Boost for sodium batteries
“Adding fabricated sodium powder during electrode processing requires only slight modifications to the battery production process,” said Vilas Pol, Purdue associate professor of chemical engineering. “This is one potential way to progress sodium-ion battery technology to the industry.”
Even though sodium-ion batteries would be physically heavier than lithium-ion technology, researchers have been investigating sodium-ion batteries because they could store energy for large solar and wind power facilities at lower cost as sodium is cheap as a material.
The problem is that sodium ions stick to the carbon anode during the initial charging cycles and not travel over to the cathode, building a solid electrolyte interface. “Normally the solid electrolyte interface is good because it protects carbon particles from a battery’s acidic electrolyte, where electricity is conducted,” said Pol. “But too much of the interface consumes the sodium ions that we need for charging the battery.”
The researchers proposed using sodium as a powder, which provides the required amount of sodium for the solid electrolyte interface to protect carbon, but doesn’t build up in a way that it consumes sodium ions.
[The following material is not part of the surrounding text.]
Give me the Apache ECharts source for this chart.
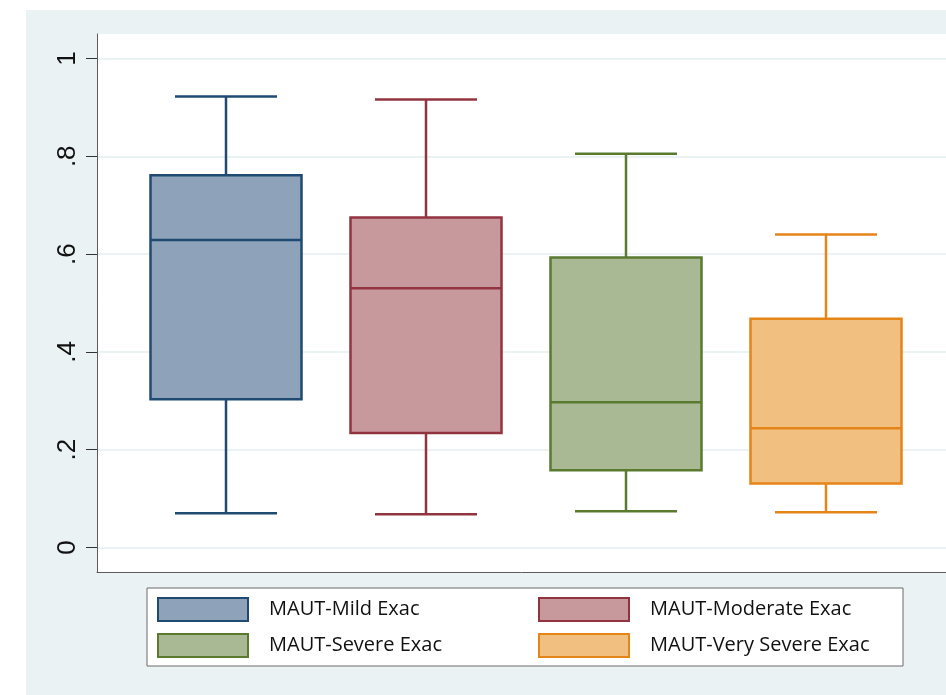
<!DOCTYPE html>
<html>
<head>
<meta charset="utf-8">
<script src="https://cdn.jsdelivr.net/npm/echarts@6/dist/echarts.min.js"></script>
<style>
  html, body { margin: 0; padding: 0; background: #fff; }
  #main { position: absolute; left: 26px; top: 10px; width: 920px; height: 685px; }
</style>
</head>
<body>
<div id="main"></div>
<script>
// 箱线图数据
const categories = ['MAUT-Mild Exac', 'MAUT-Moderate Exac', 'MAUT-Severe Exac', 'MAUT-Very Severe Exac'];
const lowWhisker = [0.070, 0.068, 0.074, 0.072];
const q1 = [0.303, 0.234, 0.158, 0.131];
const median = [0.629, 0.530, 0.297, 0.244];
const q3 = [0.761, 0.675, 0.593, 0.468];
const highWhisker = [0.922, 0.916, 0.805, 0.640];
const yTicks = [0, 0.2, 0.4, 0.6, 0.8, 1];
const yTickLabels = ['0', '.2', '.4', '.6', '.8', '1'];

const fills = ['#8ea3b9', '#c8999c', '#a9b994', '#f1bf80'];
const strokes = ['#1f4b73', '#923440', '#5a7a30', '#e58518'];

const chart = echarts.init(document.getElementById('main'));

const renderBox = (i) => (params, api) => {
  const x = api.value(0);
  const lo = api.coord([x, api.value(1)]);
  const b1 = api.coord([x, api.value(2)]);
  const md = api.coord([x, api.value(3)]);
  const b3 = api.coord([x, api.value(4)]);
  const hi = api.coord([x, api.value(5)]);
  const unit = api.size([1, 0])[0];
  const bw = unit * 0.755;
  const cw = unit * 0.51;
  const line = { stroke: strokes[i], lineWidth: 2.5 };
  const cx = md[0];
  return {
    type: 'group',
    children: [
      { type: 'line', shape: { x1: cx, y1: lo[1], x2: cx, y2: b1[1] }, style: line },
      { type: 'line', shape: { x1: cx, y1: b3[1], x2: cx, y2: hi[1] }, style: line },
      { type: 'line', shape: { x1: cx - cw / 2, y1: lo[1], x2: cx + cw / 2, y2: lo[1] }, style: line },
      { type: 'line', shape: { x1: cx - cw / 2, y1: hi[1], x2: cx + cw / 2, y2: hi[1] }, style: line },
      { type: 'rect', shape: { x: cx - bw / 2, y: b3[1], width: bw, height: b1[1] - b3[1] },
        style: { fill: fills[i], stroke: strokes[i], lineWidth: 2.5 } },
      { type: 'line', shape: { x1: cx - bw / 2, y1: md[1], x2: cx + bw / 2, y2: md[1] }, style: line }
    ]
  };
};

const series = categories.map((name, i) => ({
  name: name,
  type: 'custom',
  renderItem: renderBox(i),
  itemStyle: { color: fills[i], borderColor: strokes[i], borderWidth: 2 },
  encode: { x: 0, y: [1, 2, 3, 4, 5] },
  data: [[i + 1, lowWhisker[i], q1[i], median[i], q3[i], highWhisker[i]]],
  z: 3
}));

chart.setOption({
  backgroundColor: '#eaf2f3',
  animation: false,
  grid: {
    left: 71, top: 24, right: 0, bottom: 123,
    show: true, backgroundColor: '#fff', borderWidth: 0
  },
  xAxis: {
    type: 'value',
    min: 0.355,
    max: 4.6,
    axisLine: { show: true, onZero: false, lineStyle: { color: '#5c5c5c', width: 1 } },
    axisTick: { show: false },
    axisLabel: { show: false },
    splitLine: { show: false }
  },
  yAxis: {
    type: 'value',
    min: -0.05,
    max: 1.05,
    axisLine: { show: true, lineStyle: { color: '#5c5c5c', width: 1 } },
    axisTick: { show: true, length: 11, customValues: yTicks, lineStyle: { color: '#333', width: 1 } },
    axisLabel: {
      customValues: yTicks,
      rotate: 90,
      margin: 16,
      fontSize: 26,
      fontFamily: 'Liberation Sans',
      color: '#111',
      formatter: (v) => yTickLabels[yTicks.findIndex(t => Math.abs(t - v) < 1e-6)]
    },
    splitLine: { show: true, lineStyle: { color: '#eaf2f3', width: 2 } }
  },
  legend: {
    left: 121,
    top: 578,
    width: 770,
    padding: [9, 10, 8, 10],
    backgroundColor: '#fff',
    borderColor: '#6b6b6b',
    borderWidth: 1,
    borderRadius: 0,
    itemWidth: 90,
    itemHeight: 23,
    itemGap: 11,
    icon: 'rect',
    formatter: (name) => (categories.indexOf(name) % 2 ? '{r|' : '{l|') + name + '}',
    textStyle: {
      fontFamily: 'Open Sans',
      fontSize: 20,
      lineHeight: 23,
      color: '#111',
      padding: [0, 0, 0, 16],
      rich: {
        l: { width: 258, fontFamily: 'Open Sans', fontSize: 20, lineHeight: 23, color: '#111' },
        r: { width: 243, fontFamily: 'Open Sans', fontSize: 20, lineHeight: 23, color: '#111' }
      }
    },
    data: categories.map((name, i) => ({
      name: name,
      itemStyle: { color: fills[i], borderColor: strokes[i], borderWidth: 2 }
    }))
  },
  series: series
});
</script>
</body>
</html>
They minimised the sodium’s exposure to the moisture to stop it burning by making the sodium powder in a glovebox filled with the gas argon. To make the powder, they used ultrasound to melt sodium chunks into a milky purple liquid. The liquid then cooled into a powder, and was suspended in a hexane solution to evenly disperse the powder particles.
Just a few drops of the sodium suspension onto the anode or cathode electrodes during their fabrication allows a sodium-ion battery cell to charge and discharge with more stability and at higher capacity.